___ DATASET SECTION ___
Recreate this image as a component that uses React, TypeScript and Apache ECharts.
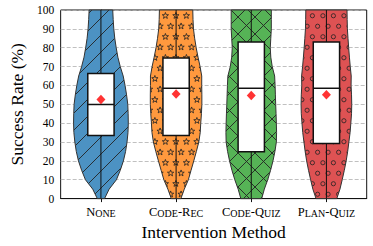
import React, { useEffect, useRef } from 'react';
import * as echarts from 'echarts';

const categories = ['None', 'Code-Rec', 'Code-Quiz', 'Plan-Quiz'];
const levels = [0, 5, 10, 15, 20, 25, 30, 35, 40, 45, 50, 55, 60, 65, 70, 75, 80, 85, 90, 95, 100];
// violin half-widths (x-axis units) at each level
const halfNone = [0.048, 0.109, 0.206, 0.257, 0.299, 0.328, 0.347, 0.36, 0.364, 0.362, 0.357, 0.341, 0.321, 0.296, 0.257, 0.225, 0.203, 0.184, 0.171, 0.163, 0.157];
const halfCodeRec = [0.064, 0.109, 0.163, 0.199, 0.235, 0.27, 0.302, 0.321, 0.328, 0.337, 0.343, 0.343, 0.341, 0.341, 0.319, 0.292, 0.267, 0.247, 0.231, 0.225, 0.222];
const halfCodeQuiz = [0.139, 0.174, 0.219, 0.257, 0.289, 0.315, 0.334, 0.337, 0.334, 0.33, 0.325, 0.321, 0.317, 0.311, 0.279, 0.26, 0.253, 0.26, 0.267, 0.267, 0.267];
const halfPlanQuiz = [0.138, 0.18, 0.21, 0.238, 0.263, 0.283, 0.299, 0.315, 0.325, 0.334, 0.337, 0.334, 0.328, 0.33, 0.317, 0.306, 0.296, 0.287, 0.279, 0.276, 0.274];
const profiles = [halfNone, halfCodeRec, halfCodeQuiz, halfPlanQuiz];

const q1 = [33.5, 33.5, 24.9, 29.2];
const median = [49.9, 58.5, 58.5, 58.5];
const q3 = [66.3, 74.6, 83.0, 83.0];
const mean = [52.5, 55.4, 54.6, 55.0];
const whiskerLow = [0, 0, 0, 0];
const whiskerHigh = [100, 100, 100, 100];
const yTicks = [0, 10, 20, 30, 40, 50, 60, 70, 80, 90, 100];

const colors = ['#4c92c3', '#ff993e', '#56b356', '#de5253'];
const hatches = ['/', '*', 'x', 'o'];
const FONT = '"Liberation Serif", "DejaVu Serif", serif';

function makeTile(kind: string, color: string) {
  const c = document.createElement('canvas');
  const ink = 'rgba(35,35,35,0.9)';
  if (kind === '/' || kind === 'x') {
    const s = 17;
    c.width = s; c.height = s;
    const g = c.getContext('2d')!;
    g.fillStyle = color; g.fillRect(0, 0, s, s);
    g.strokeStyle = ink; g.lineWidth = 1;
    for (const o of [-s, 0, s]) {
      g.beginPath(); g.moveTo(o, s); g.lineTo(o + s, 0); g.stroke();
      if (kind === 'x') { g.beginPath(); g.moveTo(o, 0); g.lineTo(o + s, s); g.stroke(); }
    }
    return c;
  }
  const s = 21;
  c.width = s; c.height = s;
  const g = c.getContext('2d')!;
  g.fillStyle = color; g.fillRect(0, 0, s, s);
  g.strokeStyle = ink; g.lineWidth = 0.9;
  const centers = [[2.6, 5.25], [13.1, 5.25], [7.9, 15.75], [18.4, 15.75]];
  for (const [cx0, cy0] of centers) {
    for (const dx of [-s, 0, s]) for (const dy of [-s, 0, s]) {
      const cx = cx0 + dx, cy = cy0 + dy;
      g.beginPath();
      if (kind === 'o') {
        g.arc(cx, cy, 2.1, 0, Math.PI * 2);
      } else {
        for (let k = 0; k < 10; k++) {
          const r = k % 2 === 0 ? 3.3 : 1.35;
          const a = -Math.PI / 2 + (k * Math.PI) / 5;
          const px = cx + r * Math.cos(a), py = cy + r * Math.sin(a);
          if (k === 0) g.moveTo(px, py); else g.lineTo(px, py);
        }
        g.closePath();
      }
      g.stroke();
    }
  }
  return c;
}

function smallCaps(label: string) {
  let out = '';
  let cur = '';
  let cls = '';
  for (const ch of label) {
    const c = ch >= 'a' && ch <= 'z' ? 's' : 'b';
    if (c !== cls && cur) { out += `{${cls}|${cur}}`; cur = ''; }
    cls = c;
    cur += ch.toUpperCase();
  }
  if (cur) out += `{${cls}|${cur}}`;
  return out;
}

export default function App() {
  const ref = useRef<HTMLDivElement>(null);
  useEffect(() => {
    if (!ref.current) return;
    const chart = echarts.init(ref.current, undefined, { renderer: 'svg' });
    const patterns = colors.map((col, i) => ({ image: makeTile(hatches[i], col), repeat: 'repeat' }));
    const boxHalf = 0.175;
    chart.setOption({
      animation: false,
      grid: { left: 50, right: 6.3, top: 10, bottom: 43, show: true, borderColor: '#111', borderWidth: 1, backgroundColor: 'transparent' },
      xAxis: {
        type: 'value', min: -0.536, max: 3.536,
        name: 'Intervention Method', nameLocation: 'middle', nameGap: 17,
        nameTextStyle: { fontFamily: FONT, fontSize: 17.5, color: '#000' },
        axisLine: { lineStyle: { color: '#111', width: 1 } },
        axisTick: { show: true, length: 3.5, customValues: [0, 1, 2, 3], lineStyle: { color: '#111' } },
        axisLabel: {
          customValues: [0, 1, 2, 3], margin: 7,
          formatter: (v: number) => smallCaps(categories[Math.round(v)] ?? ''),
          rich: {
            b: { fontFamily: FONT, fontSize: 12.5, lineHeight: 12.5, color: '#000', verticalAlign: 'bottom' },
            s: { fontFamily: FONT, fontSize: 10, lineHeight: 10, color: '#000', verticalAlign: 'bottom' },
          },
        },
        splitLine: { show: false },
      },
      yAxis: {
        type: 'value', min: 0, max: 100, interval: 10,
        name: 'Success Rate (%)', nameLocation: 'middle', nameGap: 30,
        nameTextStyle: { fontFamily: FONT, fontSize: 17.5, color: '#000' },
        axisLine: { show: true, lineStyle: { color: '#111', width: 1 } },
        axisTick: { show: true, length: 3.5, lineStyle: { color: '#111' } },
        axisLabel: { margin: 6.5, fontFamily: FONT, fontSize: 11.5, color: '#000', formatter: (v: number) => (yTicks.includes(v) ? String(v) : '') },
        splitLine: { show: true, lineStyle: { color: '#b0b0b0', type: [4, 2], width: 0.8 } },
      },
      series: [
        {
          type: 'custom',
          data: categories.map((_, i) => [i]),
          z: 2,
          renderItem: (params: any, api: any) => {
            const i = api.value(0);
            const prof = profiles[i];
            const right = levels.map((v, k) => api.coord([i + prof[k], v]));
            const left = levels.map((v, k) => api.coord([i - prof[k], v])).reverse();
            const lo = api.coord([i, whiskerLow[i]]);
            const hi = api.coord([i, whiskerHigh[i]]);
            const bTL = api.coord([i - boxHalf, q3[i]]);
            const bBR = api.coord([i + boxHalf, q1[i]]);
            const mL = api.coord([i - boxHalf, median[i]]);
            const mR = api.coord([i + boxHalf, median[i]]);
            return {
              type: 'group',
              children: [
                { type: 'polygon', shape: { points: right.concat(left) }, style: { fill: patterns[i], stroke: '#333', lineWidth: 1 } },
                { type: 'line', shape: { x1: lo[0], y1: lo[1], x2: hi[0], y2: hi[1] }, style: { stroke: '#111', lineWidth: 1 } },
                { type: 'rect', shape: { x: bTL[0], y: bTL[1], width: bBR[0] - bTL[0], height: bBR[1] - bTL[1] }, style: { fill: '#fff', stroke: '#111', lineWidth: 1.5 } },
                { type: 'line', shape: { x1: mL[0], y1: mL[1], x2: mR[0], y2: mR[1] }, style: { stroke: '#111', lineWidth: 1.5 } },
              ],
            };
          },
        },
        {
          type: 'scatter',
          z: 5,
          symbol: 'diamond',
          symbolSize: [9, 9.5],
          itemStyle: { color: '#ff0000' },
          data: mean.map((m, i) => [i, m]),
        },
      ],
    });
    return () => chart.dispose();
  }, []);
  return <div ref={ref} style={{ width: 373, height: 246, position: 'absolute', left: 0, top: 0 }} />;
}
___
REQUIREMENTS: Output exactly the span of lines from the top of the listing through the line holding "import * as echarts from 'echarts';", and leave every picture out.

EXPECTED ANSWER:
Recreate this image as a component that uses React, TypeScript and Apache ECharts.
import React, { useEffect, useRef } from 'react';
import * as echarts from 'echarts';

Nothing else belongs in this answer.